Column (2003/11/17号・週刊ベースボール掲載分)
◎ファンの力〜日米シリーズの盛り上がり〜

 11月末に釧路市教育委員会のお招きで、北海道の体育指導者の研究協議会に参加、「スポーツ文化と地域スポーツのあり方」というテーマで講演をさせてもらった。地域との結びつきという話の中でプロスポーツに話が及んだ時、北海道は圧倒的に巨人ファンで占められていること。今年の星野監督人気で阪神ファンも結構増えていること。釧路など漁港を持つ町は、太陽漁業の名残りで横浜ファンも存在すること。パ・リーグにはあまり興味がないということ。これまでの長い間のTVの影響で「巨人しか見ないから、そうなった」という明快な結論だった。「札幌に日本ハムがやってきてもどうなんでしょうか?」とあまり関心のない様子だった。
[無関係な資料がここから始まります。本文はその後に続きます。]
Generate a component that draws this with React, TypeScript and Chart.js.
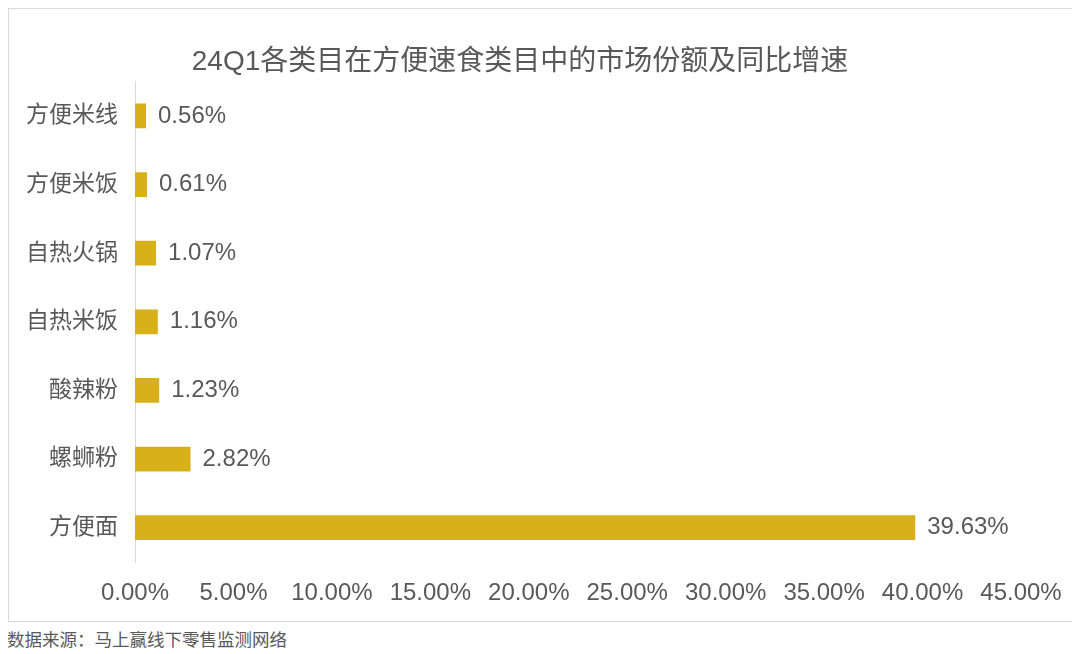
import { useEffect, useRef } from 'react';
import { Chart, registerables } from 'chart.js';

Chart.register(...registerables);

const categories = ['方便米线', '方便米饭', '自热火锅', '自热米饭', '酸辣粉', '螺蛳粉', '方便面'];
const shareValues = [0.56, 0.61, 1.07, 1.16, 1.23, 2.82, 39.63];
const titleText = '24Q1各类目在方便速食类目中的市场份额及同比增速';
const sourceText = '数据来源：马上赢线下零售监测网络';

const FONT = "'Liberation Sans', 'Noto Sans CJK SC', sans-serif";
const TEXT = '#595959';
const BAR = '#D8B01A';

// draws the value text to the right of each bar
const valueLabels = {
  id: 'valueLabels',
  afterDatasetsDraw(chart: any) {
    const { ctx } = chart;
    const meta = chart.getDatasetMeta(0);
    ctx.save();
    ctx.font = `24px ${FONT}`;
    ctx.fillStyle = TEXT;
    ctx.textAlign = 'left';
    ctx.textBaseline = 'middle';
    meta.data.forEach((bar: any, i: number) => {
      const v = chart.data.datasets[0].data[i] as number;
      ctx.fillText(v.toFixed(2) + '%', bar.x + 12, bar.y);
    });
    ctx.restore();
  },
};

export default function App() {
  const chartRef = useRef<HTMLCanvasElement>(null);
  const chartInstance = useRef<Chart | null>(null);

  useEffect(() => {
    if (!chartRef.current) return;
    if (chartInstance.current) chartInstance.current.destroy();

    chartInstance.current = new Chart(chartRef.current, {
      type: 'bar',
      data: {
        labels: categories,
        datasets: [
          {
            data: shareValues,
            backgroundColor: BAR,
            barPercentage: 0.36,
            categoryPercentage: 1,
          },
        ],
      },
      plugins: [valueLabels],
      options: {
        indexAxis: 'y',
        animation: false,
        responsive: true,
        maintainAspectRatio: false,
        layout: {
          padding: { left: 10, right: 52, top: 0, bottom: 0 },
        },
        plugins: {
          legend: { display: false },
          tooltip: { enabled: false },
          title: {
            display: true,
            text: titleText,
            color: TEXT,
            font: { family: FONT, size: 28, weight: 'normal' },
            padding: { top: 36, bottom: 3 },
          },
        },
        scales: {
          x: {
            min: 0,
            max: 45,
            grid: { display: false, drawTicks: false },
            border: { display: false },
            afterFit: (scale: any) => {
              scale.height = 59;
              scale.paddingLeft = 0;
              scale.paddingRight = 0;
            },
            ticks: {
              stepSize: 5,
              color: TEXT,
              padding: 17,
              maxRotation: 0,
              font: { family: FONT, size: 24 },
              callback: (v: any) => Number(v).toFixed(2) + '%',
            },
          },
          y: {
            grid: { display: false, drawTicks: false },
            border: { display: true, color: '#d9d9d9', width: 1 },
            afterFit: (scale: any) => {
              scale.width = 116;
            },
            ticks: {
              color: TEXT,
              padding: 17,
              font: { family: FONT, size: 23 },
            },
          },
        },
      },
    });

    return () => {
      if (chartInstance.current) {
        chartInstance.current.destroy();
        chartInstance.current = null;
      }
    };
  }, []);

  return (
    <div style={{ fontFamily: FONT }}>
      <div style={{ width: 1064, height: 612, border: '1px solid #d9d9d9', position: 'relative' }}>
        <canvas ref={chartRef} />
      </div>
      <div style={{ fontSize: 17.5, color: TEXT, marginTop: 4, marginLeft: -1 }}>{sourceText}</div>
    </div>
  );
}
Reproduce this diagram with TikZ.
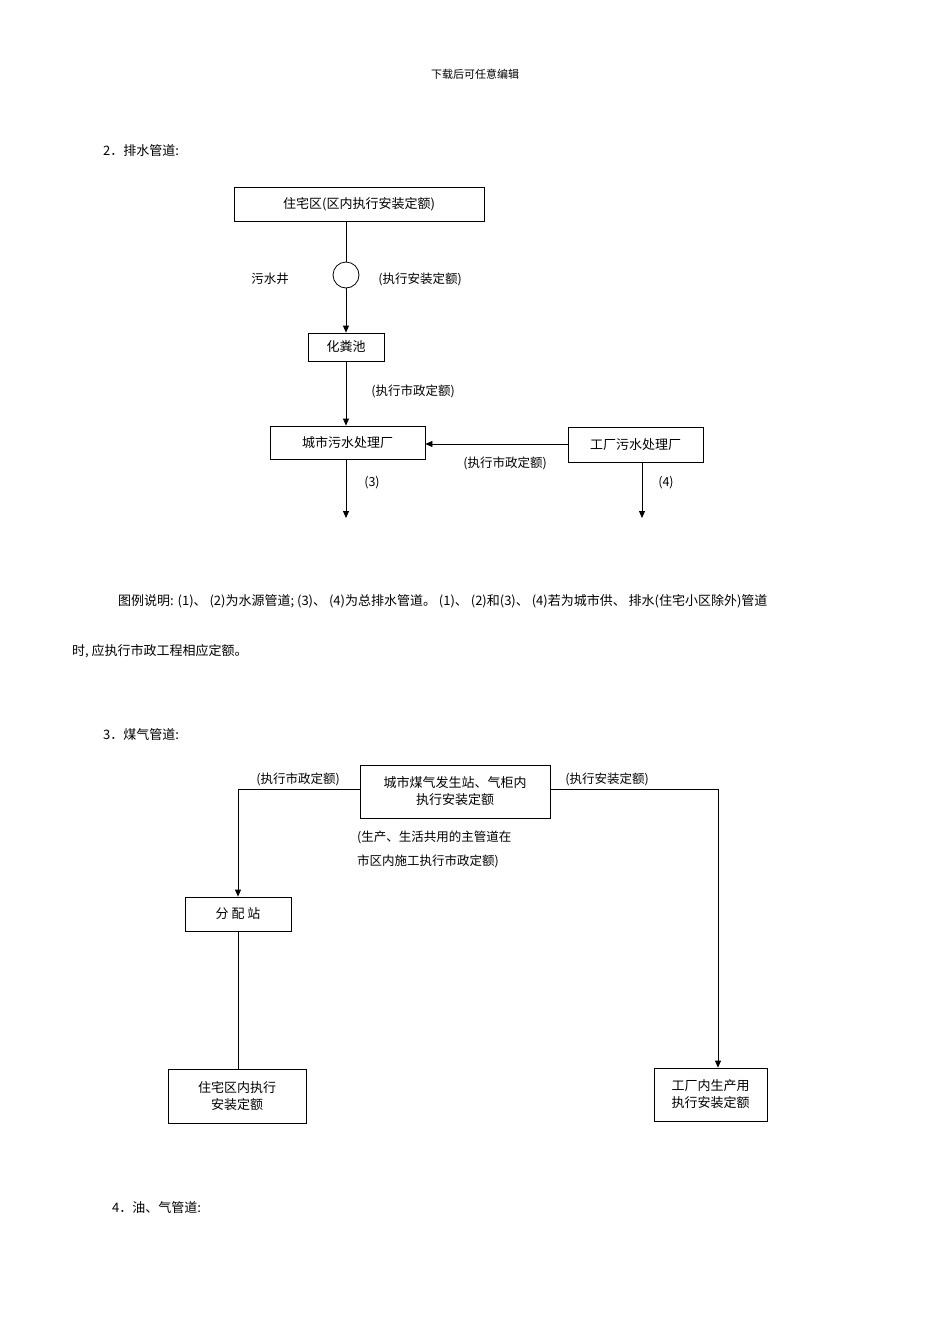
\documentclass[tikz,border=0pt]{standalone}
\usepackage{fontspec}
\setmainfont{Noto Sans CJK SC}
\usetikzlibrary{arrows.meta}
\begin{document}
\begin{tikzpicture}[x=1pt,y=-1pt,
 box/.style={draw,line width=0.8pt,inner sep=0pt,font=\fontsize{13}{17}\selectfont,align=center},
 lbl/.style={inner sep=0pt,font=\fontsize{12.5}{17}\selectfont},
 txt/.style={inner sep=0pt,anchor=west,font=\fontsize{13}{17}\selectfont},
 arr/.style={line width=0.8pt,-{Triangle[length=7pt,width=6pt]}},
 ln/.style={line width=0.8pt}]
\useasboundingbox[fill=white] (0,0) rectangle (950,1344);
\node[inner sep=0pt,font=\fontsize{11}{13}\selectfont] (top) at (475,74) {下载后可任意编辑};
\node[txt] (h2) at (103,151) {2．排水管道:};
% drainage
\node[box,minimum width=250pt,minimum height=34pt] (b1) at (359,204) {住宅区(区内执行安装定额)};
\node[draw,circle,line width=0.8pt,minimum size=26pt,inner sep=0pt] (c) at (346,275) {};
\node[box,minimum width=76pt,minimum height=28pt] (b2) at (346,347) {化粪池};
\node[box,minimum width=155pt,minimum height=33pt] (b3) at (347.5,442.5) {城市污水处理厂};
\node[box,minimum width=135pt,minimum height=35pt] (b4) at (635.5,444.5) {工厂污水处理厂};
\node[lbl] (l1) at (270,279) {污水井};
\node[lbl] (l2) at (420,279) {(执行安装定额)};
\node[lbl] (l3) at (413,391) {(执行市政定额)};
\node[lbl] (l4) at (505,463) {(执行市政定额)};
\node[lbl] (l5) at (372,483) {(3)};
\node[lbl] (l6) at (666,483) {(4)};
\coordinate (e3) at (346,518);
\coordinate (e4) at (642,518);
\draw[ln] (b1.south -| c) -- (c.north);
\draw[arr] (c.south) -- (b2.north);
\draw[arr] (b2.south) -- (b3.north -| b2.south);
\draw[arr] (b4.west |- 0,444) -- (b3.east |- 0,444);
\draw[arr] (b3.south -| e3) -- (e3);
\draw[arr] (b4.south -| e4) -- (e4);
% paragraph
\node[txt] (p1) at (118,601) {图例说明: (1)、 (2)为水源管道; (3)、 (4)为总排水管道。 (1)、 (2)和(3)、 (4)若为城市供、 排水(住宅小区除外)管道};
\node[txt] (p2) at (72,651) {时, 应执行市政工程相应定额。};
\node[txt] (h3) at (103,735) {3．煤气管道:};
% gas
\node[box,minimum width=190pt,minimum height=53pt] (g1) at (455,791.5) {城市煤气发生站、气柜内\\执行安装定额};
\node[box,minimum width=106pt,minimum height=34pt] (g2) at (238,914) {分\ 配\ 站};
\node[box,minimum width=138pt,minimum height=54pt] (g3) at (237,1096) {住宅区内执行\\安装定额};
\node[box,minimum width=113pt,minimum height=53pt] (g4) at (710.5,1094.5) {工厂内生产用\\执行安装定额};
\node[lbl] (m1) at (298,779) {(执行市政定额)};
\node[lbl] (m2) at (607,779) {(执行安装定额)};
\node[lbl,anchor=west,align=left,font=\fontsize{12.5}{24}\selectfont] (m3) at (357,849) {(生产、生活共用的主管道在\\市区内施工执行市政定额)};
\coordinate (jl) at (238,789);
\coordinate (jr) at (718,789);
\draw[arr] (g1.west |- jl) -- (jl) -- (g2.north -| jl);
\draw[arr] (g1.east |- jr) -- (jr) -- (g4.north -| jr);
\draw[ln] (g2.south) -- (g3.north -| g2.south);
\node[txt] (h4) at (112,1208) {4．油、气管道:};
\end{tikzpicture}
\end{document}
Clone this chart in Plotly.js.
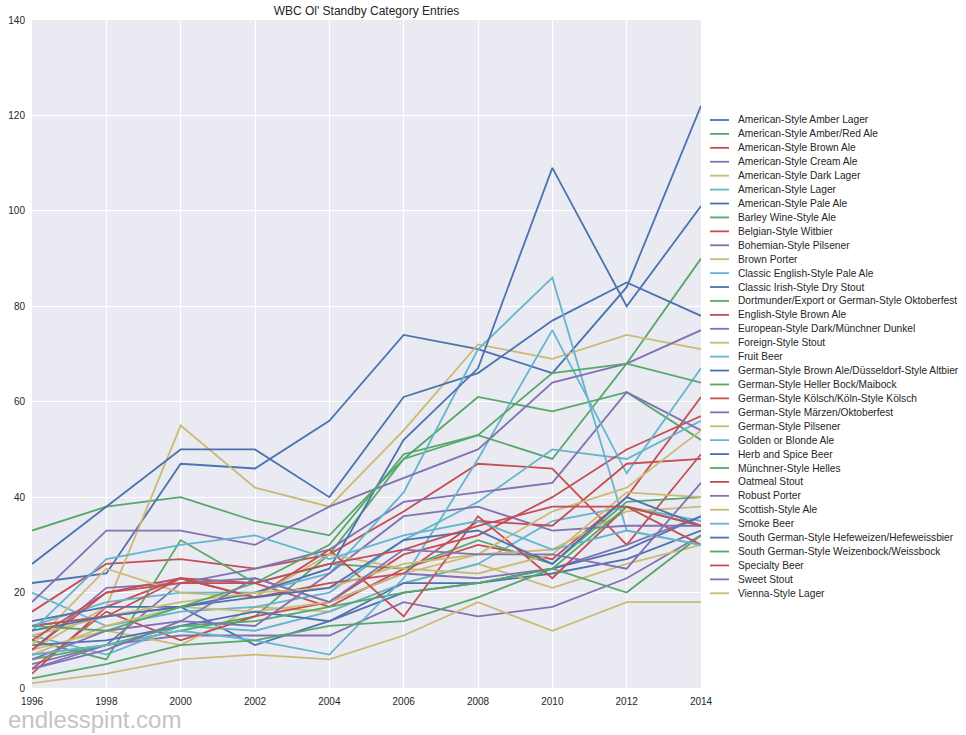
<!DOCTYPE html>
<html>
<head>
<meta charset="utf-8">
<script src="https://cdn.plot.ly/plotly-3.0.1.min.js"></script>
<style>html,body{margin:0;padding:0;background:#fff;}#chart{width:966px;height:735px;}</style>
</head>
<body>
<div id="chart"></div>
<script>
var years = [1996, 1998, 2000, 2002, 2004, 2006, 2008, 2010, 2012, 2014];

var categories = [
  "American-Style Amber Lager",
  "American-Style Amber/Red Ale",
  "American-Style Brown Ale",
  "American-Style Cream Ale",
  "American-Style Dark Lager",
  "American-Style Lager",
  "American-Style Pale Ale",
  "Barley Wine-Style Ale",
  "Belgian-Style Witbier",
  "Bohemian-Style Pilsener",
  "Brown Porter",
  "Classic English-Style Pale Ale",
  "Classic Irish-Style Dry Stout",
  "Dortmunder/Export or German-Style Oktoberfest",
  "English-Style Brown Ale",
  "European-Style Dark/Münchner Dunkel",
  "Foreign-Style Stout",
  "Fruit Beer",
  "German-Style Brown Ale/Düsseldorf-Style Altbier",
  "German-Style Heller Bock/Maibock",
  "German-Style Kölsch/Köln-Style Kölsch",
  "German-Style Märzen/Oktoberfest",
  "German-Style Pilsener",
  "Golden or Blonde Ale",
  "Herb and Spice Beer",
  "Münchner-Style Helles",
  "Oatmeal Stout",
  "Robust Porter",
  "Scottish-Style Ale",
  "Smoke Beer",
  "South German-Style Hefeweizen/Hefeweissbier",
  "South German-Style Weizenbock/Weissbock",
  "Specialty Beer",
  "Sweet Stout",
  "Vienna-Style Lager"
];

var amberLager      = [13, 15, 17, 9, 14, 20, 22, 24, 27, 33];
var amberRedAle     = [33, 38, 40, 35, 32, 48, 61, 58, 62, 52];
var amBrownAle      = [16, 26, 27, 25, 28, 37, 47, 46, 30, 49];
var creamAle        = [5, 9, 11, 11, 11, 18, 15, 17, 23, 32];
var darkLager       = [8, 12, 9, 17, 16, 22, 26, 21, 26, 30];
var amLager         = [11, 7, 13, 12, 16, 22, 26, 35, 38, 35];
var amPaleAle       = [22, 24, 47, 46, 56, 74, 71, 66, 84, 122];
var barleyWine      = [7, 9, 12, 15, 28, 48, 53, 48, 68, 90];
var witbier         = [3, 17, 23, 22, 17, 25, 30, 27, 40, 61];
var bohemianPils    = [4, 9, 22, 23, 18, 24, 23, 25, 30, 36];
var brownPorter     = [8, 17, 55, 42, 38, 54, 72, 69, 74, 71];
var engPaleAle      = [20, 13, 16, 17, 20, 31, 39, 50, 48, 56];
var irishStout      = [26, 38, 50, 50, 40, 61, 66, 77, 85, 78];
var dortmunder      = [10, 6, 31, 22, 26, 25, 31, 26, 39, 40];
var engBrownAle     = [4, 16, 10, 15, 18, 28, 32, 40, 50, 57];
var euroDark        = [8, 21, 22, 25, 29, 39, 41, 43, 62, 54];
var foreignStout    = [7, 13, 17, 16, 18, 24, 28, 29, 37, 38];
var fruitBeer       = [13, 18, 20, 20, 24, 41, 71, 86, 33, 30];
var altbier         = [9, 10, 13, 16, 14, 22, 22, 25, 29, 36];
var hellerBock      = [6, 9, 13, 14, 17, 20, 22, 25, 20, 32];
var kolsch          = [8, 20, 23, 19, 29, 15, 36, 23, 38, 30];
var marzen          = [6, 12, 14, 13, 24, 36, 38, 33, 34, 34];
var germanPils      = [9, 25, 20, 19, 28, 25, 24, 28, 41, 40];
var goldenAle       = [7, 9, 12, 10, 7, 23, 48, 75, 45, 67];
var herbSpice       = [14, 17, 17, 20, 25, 52, 67, 109, 80, 101];
var helles          = [2, 5, 9, 10, 13, 14, 19, 25, 38, 34];
var oatmealStout    = [13, 15, 23, 19, 22, 24, 35, 34, 47, 48];
var robustPorter    = [18, 33, 33, 30, 38, 44, 50, 64, 68, 75];
var scottishAle     = [11, 15, 18, 20, 21, 26, 28, 37, 42, 54];
var smokeBeer       = [12, 27, 30, 32, 27, 32, 35, 29, 33, 30];
var hefeweizen      = [12, 15, 17, 19, 21, 31, 33, 26, 40, 34];
var weizenbock      = [13, 12, 17, 22, 30, 49, 53, 66, 68, 64];
var specialty       = [10, 20, 22, 22, 26, 29, 34, 38, 38, 34];
var sweetStout      = [4, 8, 14, 23, 18, 29, 28, 28, 25, 43];
var viennaLager     = [1, 3, 6, 7, 6, 11, 18, 12, 18, 18];

var seriesValues = [
  amberLager, amberRedAle, amBrownAle, creamAle, darkLager, amLager,
  amPaleAle, barleyWine, witbier, bohemianPils, brownPorter, engPaleAle,
  irishStout, dortmunder, engBrownAle, euroDark, foreignStout, fruitBeer,
  altbier, hellerBock, kolsch, marzen, germanPils, goldenAle,
  herbSpice, helles, oatmealStout, robustPorter, scottishAle, smokeBeer,
  hefeweizen, weizenbock, specialty, sweetStout, viennaLager
];

var palette = ["#4C72B0", "#55A868", "#C44E52", "#8172B2", "#CCB974", "#64B5CD"];

var traces = categories.map(function (name, i) {
  return {
    type: "scatter",
    mode: "lines",
    name: name,
    x: years,
    y: seriesValues[i],
    line: { color: palette[i % palette.length], width: 1.8 },
    showlegend: false,
    hoverinfo: "x+y+name"
  };
});

// Plot area geometry (pixels)
var W = 966, H = 735;
var L = 32, R = 701, T = 20, B = 688;
function px2paperX(p) { return (p - L) / (R - L); }
function px2paperY(p) { return (B - p) / (B - T); }

var shapes = [];
var annotations = [];
var legTop = 120, legStep = 13.92;
categories.forEach(function (name, i) {
  var py = legTop + i * legStep;
  shapes.push({
    type: "line", xref: "paper", yref: "paper",
    x0: px2paperX(710), x1: px2paperX(729),
    y0: px2paperY(py), y1: px2paperY(py),
    line: { color: palette[i % palette.length], width: 1.8 }
  });
  annotations.push({
    xref: "paper", yref: "paper",
    x: px2paperX(736), y: px2paperY(py),
    xanchor: "left", yanchor: "middle",
    text: name, showarrow: false,
    font: { family: "Liberation Sans, Arial, sans-serif", size: 10.2, color: "#262626" }
  });
});

annotations.push({
  xref: "paper", yref: "paper",
  x: px2paperX(6), y: px2paperY(719),
  xanchor: "left", yanchor: "middle",
  text: "endlesspint.com", showarrow: false,
  font: { family: "Liberation Sans, Arial, sans-serif", size: 24, color: "#c4c4c4" }
});

var layout = {
  width: W, height: H,
  margin: { l: L, r: W - R, t: T, b: H - B, pad: 0 },
  paper_bgcolor: "#ffffff",
  plot_bgcolor: "#EAEAF2",
  title: {
    text: "WBC Ol' Standby Category Entries",
    x: (L + R) / 2 / W, xanchor: "center",
    y: 1 - 11 / H, yanchor: "middle",
    font: { family: "Liberation Sans, Arial, sans-serif", size: 12, color: "#262626" }
  },
  xaxis: {
    range: [1996, 2014],
    tickvals: years,
    ticktext: years.map(String),
    showgrid: true, gridcolor: "#ffffff", gridwidth: 1,
    zeroline: false, showline: false, ticks: "",
    ticklabelstandoff: 6,
    tickfont: { family: "Liberation Sans, Arial, sans-serif", size: 10, color: "#262626" }
  },
  yaxis: {
    range: [0, 140],
    tick0: 0, dtick: 20,
    showgrid: true, gridcolor: "#ffffff", gridwidth: 1,
    zeroline: false, showline: false, ticks: "",
    ticklabelstandoff: 6,
    tickfont: { family: "Liberation Sans, Arial, sans-serif", size: 10, color: "#262626" }
  },
  showlegend: false,
  shapes: shapes,
  annotations: annotations
};

Plotly.newPlot("chart", traces, layout, { displayModeBar: false, staticPlot: true });
</script>
</body>
</html>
 アメリカのプロスポーツの発展は、TVを抜きにしては語れないが、日本でも同じこと。ただ、これからは地上波だけに頼らず、プロ野球ファンはBS、CSを積極的に取り入れることだろう。今回の日本シリーズの第7戦はTV東京の放送で、ネットワークのない県が半分はあり、苦情が多く寄せられたという。しかし、NHKのBSもやっていたわけだから聴取者は、お金を払って番組と商品を買う感覚が必要となろう。CS放送はシーズン中、全ティームの全試合を放送しているのだから、コミッショナーはCSにも放送権を与える時期にきていることを認識すべきであろう。契約さえすれば、どこでも見られるCS、BS放送はプロ野球と地域を結ぶカギになると、私は思うのだが・・・
 今年は日米ともに、シリーズを盛り上げたのは「ファンの力」といえるだろう。勝利インタビューで、王、星野両監督を始め、ヒーロー選手たちが毎回、「ファンのみなさんの後押し、声援に勇気づけられました」と言っていたように、試合は声援に後押しされて盛り上がった。ドラマの演出のアシストはファンの力といえるだろう。同じ応援でも日本とアメリカ大リーグではまったく違うスタイルだ。日本は終始、手拍子、声、歌の応援であり、ジェット風船、横断幕、ボードなどの用具を使う。団体演技のように一糸乱れぬ統制のとれた応援団である。アメリカではフランチャイズ球団の場内アナウンサーが応援をリードする。そこにビジターティームの応援の食い込む余地はない。ただ、ピッチャーの投球の直前になると、球場全体がすぅっと静まりかえり、固唾をのんで投手と打者の対決を見つめる。投げる瞬間でも手拍子の日本とはここが絶対的に違うのだ。どちらがいいと言っている訳ではない。「対決」「闘い」を好むアメリカと雰囲気を楽しみ一体感で応援したい日本との違いだろう。
 ただ、私が大リーグで好きなのは、7回のちょっとしたセレモニーだ。プレイオフからワールドシリーズまで、選手も観衆も頭を垂れ「ゴッドプレスアメリカ」を歌い、「野球場へつれてって」を合唱する。白熱した試合の終盤に静かな祈りの歌を歌い、アメリカを讃える。日本は色鮮やかなジェット風船を両ティームのファンが飛ばし盛り上げる。まったく対照的なのが面白い。
 いずれにしてもファンあってのプロ野球、大リーグのような地域との結びつき、他のプロスポーツとの競争、消化試合なしでのポストシーズンへの移行、日本球界が手本にすることはたくさんありそうだ。